Hard Disk or sometimes called Hard Drive, is the main storage space inside your Laptop. It is a permanent storage component unlike the RAM. It is possible for your computer to function without a hard disk, however it would be basically useless to you as you would not be able to use an Operating system or have any programs to use.
Hard disks use circular hard platters to store data on. They are in pristine condition with a mirror like finish to them. These platters are locked away inside a steel casing as unclean air can easily ruin a hard disk. On each of the platters, there is a thin layer of magnetic film. Data storage on hard disks is very similar to that of a cassette tape. Data is stored in many 1’s and 0’s. These binary digits are arranged in different ways to represent different characters. When these are read back by the head, the data is retrieved and processed.
Measuring the Speed of a Hard Disk
There are various ways of measuring the speed of the hard disk. The main ones are the maximum data transfer rate, the spindle rotation speed and the seek time.
- Maximum Transfer Rate: This is the highest amount of data that can be transferred per second. Common forms of hard disks come with an ATA format. The speed rating of an ATA100 disk would be 100Mb/s. Likewise a ATA66 disk would be able to transfer a maximum of 66Mb/s.
- Spindle Rotation Speed: The rotation speed of the disk really is the basis of the other two factors of hard disk speed. The faster the rotation speed, the more data can be written per second and the quicker it is to find the correct data on the platter.

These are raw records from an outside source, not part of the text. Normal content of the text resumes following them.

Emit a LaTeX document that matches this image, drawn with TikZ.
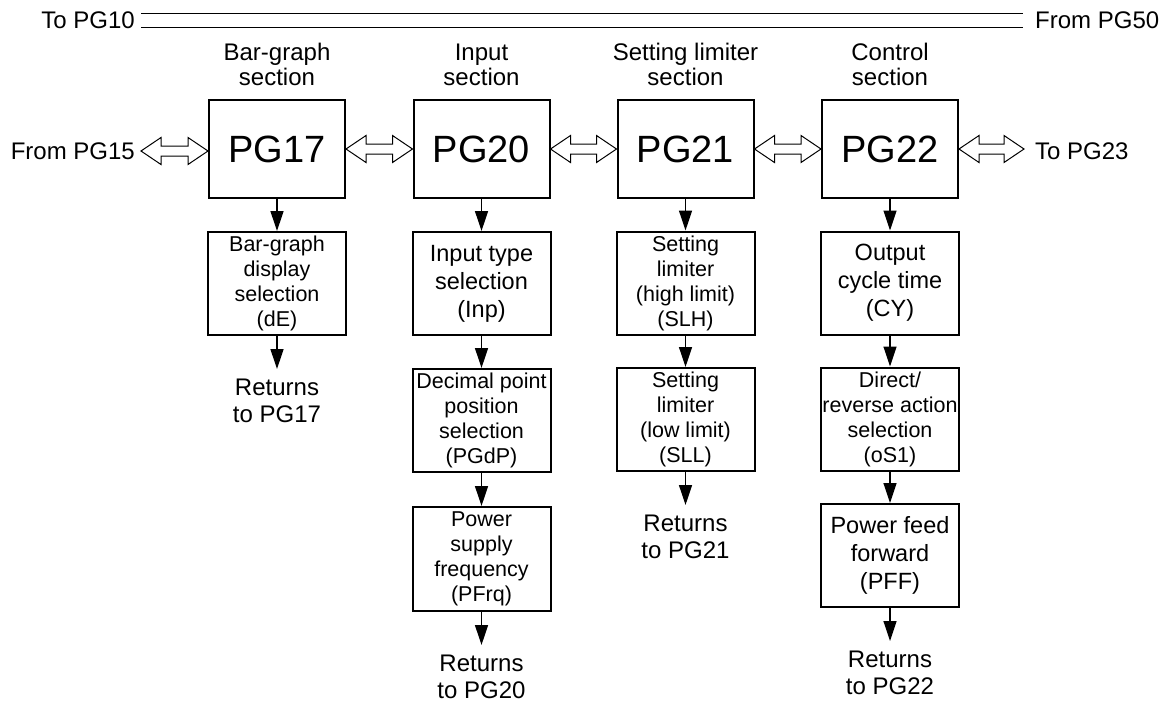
\documentclass[tikz,border=0pt]{standalone}
\usepackage{fontspec}
\setmainfont{Liberation Sans}
\usetikzlibrary{arrows.meta,positioning,calc}
\tikzset{
  mainbox/.style={draw, line width=2pt, minimum width=136pt, minimum height=98pt, inner sep=0pt, font=\fontsize{38}{40}\selectfont},
  subsmall/.style={draw, line width=2pt, minimum width=138pt, minimum height=103pt, inner sep=1pt, align=center, font=\fontsize{21.5}{25}\selectfont},
  subbig/.style={draw, line width=2pt, minimum width=138pt, minimum height=103pt, inner sep=1pt, align=center, font=\fontsize{23.5}{28}\selectfont},
  header/.style={align=center, inner sep=0pt, font=\fontsize{24}{25}\selectfont},
  lbl/.style={inner sep=0pt, font=\fontsize{24}{26}\selectfont},
  ret/.style={align=center, inner sep=0pt, font=\fontsize{24}{27}\selectfont},
  arr/.style={line width=1.3pt, -{Triangle[length=20pt,width=13pt]}},
  dbl/.style={draw, line width=1pt, fill=white, line join=miter},
  topline/.style={line width=1.2pt}
}
\newcommand\dblarrow[2]{%
  \path[dbl] let \p1=(#1), \p2=(#2) in
    (\x1,\y1) -- (\x1+20pt,\y1+13.5pt) -- (\x1+20pt,\y1+5pt) -- (\x2-20pt,\y1+5pt)
    -- (\x2-20pt,\y1+13.5pt) -- (\x2,\y1) -- (\x2-20pt,\y1-13.5pt) -- (\x2-20pt,\y1-5pt)
    -- (\x1+20pt,\y1-5pt) -- (\x1+20pt,\y1-13.5pt) -- cycle;}
\begin{document}
\begin{tikzpicture}[x=1pt,y=-1pt]
\useasboundingbox (0,0) rectangle (1169,702);

% top line
\node[lbl, anchor=east] (t10) at (135,20.5) {To PG10};
\node[lbl, anchor=west] (f50) at (1035,20.5) {From PG50};
\draw[topline] ([shift={(6pt,7pt)}]t10.east) -- ([shift={(-12pt,7pt)}]f50.west);
\draw[topline] ([shift={(6pt,-7pt)}]t10.east) -- ([shift={(-12pt,-7pt)}]f50.west);

% headers
\node[header] (h1) at (277,64) {\vphantom{Bgh}Bar-graph\\section};
\node[header] (h2) at (481.5,64) {\vphantom{Bgh}Input\\section};
\node[header] (h3) at (685.5,64) {\vphantom{Bgh}Setting limiter\\section};
\node[header] (h4) at (890,64) {\vphantom{Bgh}Control\\section};

% main boxes
\node[mainbox] (pg17) at (277,149) {PG17};
\node[mainbox] (pg20) at (481.5,149) {PG20};
\node[mainbox] (pg21) at (685.5,149) {PG21};
\node[mainbox] (pg22) at (890,149) {PG22};

\node[lbl, anchor=east] (f15) at (135,151) {From PG15};
\node[lbl, anchor=west] (t23) at (1035,151) {To PG23};

\dblarrow{[xshift=6pt]f15.east}{pg17.west}
\dblarrow{pg17.east}{pg20.west}
\dblarrow{pg20.east}{pg21.west}
\dblarrow{pg21.east}{pg22.west}
\dblarrow{pg22.east}{[xshift=-11pt]t23.west}

% column 1
\node[subsmall] (s1) at (277,283.5) {Bar-graph\\display\\selection\\(dE)};
\node[ret, below=43pt of s1.south] (r1) {Returns\\to PG17};
\draw[arr] (pg17.south) -- (s1.north);
\draw[arr, shorten >=10pt] (s1.south) -- (r1.north);

% column 2
\node[subbig] (s21) at (481.5,283.5) {Input type\\selection\\(Inp)};
\node[subsmall] (s22) at (481.5,420.5) {Decimal point\\position\\selection\\(PGdP)};
\node[subsmall, minimum height=104pt] (s23) at (481.5,559) {Power\\supply\\frequency\\(PFrq)};
\node[ret, below=43pt of s23.south] (r2) {Returns\\to PG20};
\draw[arr] (pg20.south) -- (s21.north);
\draw[arr] (s21.south) -- (s22.north);
\draw[arr] (s22.south) -- (s23.north);
\draw[arr, shorten >=10pt] (s23.south) -- (r2.north);

% column 3
\node[subsmall] (s31) at (685.5,283) {Setting\\limiter\\(high limit)\\(SLH)};
\node[subsmall] (s32) at (685.5,419.5) {Setting\\limiter\\(low limit)\\(SLL)};
\node[ret, below=43pt of s32.south] (r3) {Returns\\to PG21};
\draw[arr] (pg21.south) -- (s31.north);
\draw[arr] (s31.south) -- (s32.north);
\draw[arr, shorten >=10pt] (s32.south) -- (r3.north);

% column 4
\node[subbig] (s41) at (890,283) {Output\\cycle time\\(CY)};
\node[subsmall] (s42) at (890,419) {Direct/\\reverse action\\selection\\(oS1)};
\node[subbig] (s43) at (890,555.5) {Power feed\\forward\\(PFF)};
\node[ret, below=43pt of s43.south] (r4) {Returns\\to PG22};
\draw[arr] (pg22.south) -- (s41.north);
\draw[arr] (s41.south) -- (s42.north);
\draw[arr] (s42.south) -- (s43.north);
\draw[arr, shorten >=10pt] (s43.south) -- (r4.north);
\end{tikzpicture}
\end{document}
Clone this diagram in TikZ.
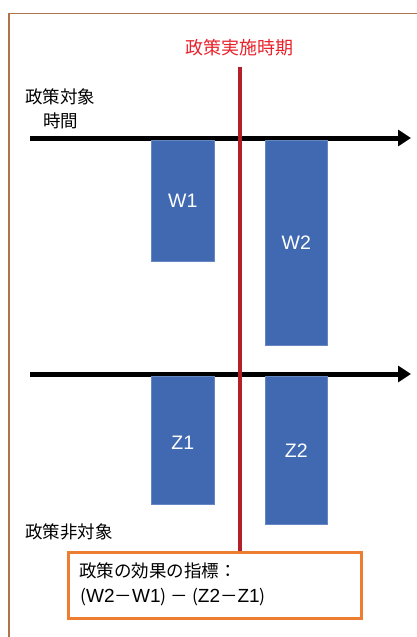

- Seek Time: The seek time of a hard disk is the average time it takes for the disk to find the data you need on the platters. A fast spinning, highly accurate and responsive disk will have a shorter seek time and will perform much better, especially when the data is scattered around the disk.
There are currently 3 connections for a hard disk, IDE (or ATA), SCSI and Serial ATA. The most common is the IDE interface. This provides an 80 pin connection to most standard motherboards. SCSI connections often require extra hardware unless its built into your motherboard. Serial ATA does away with parallel data transfer which has its problem of large wires and electrical interference.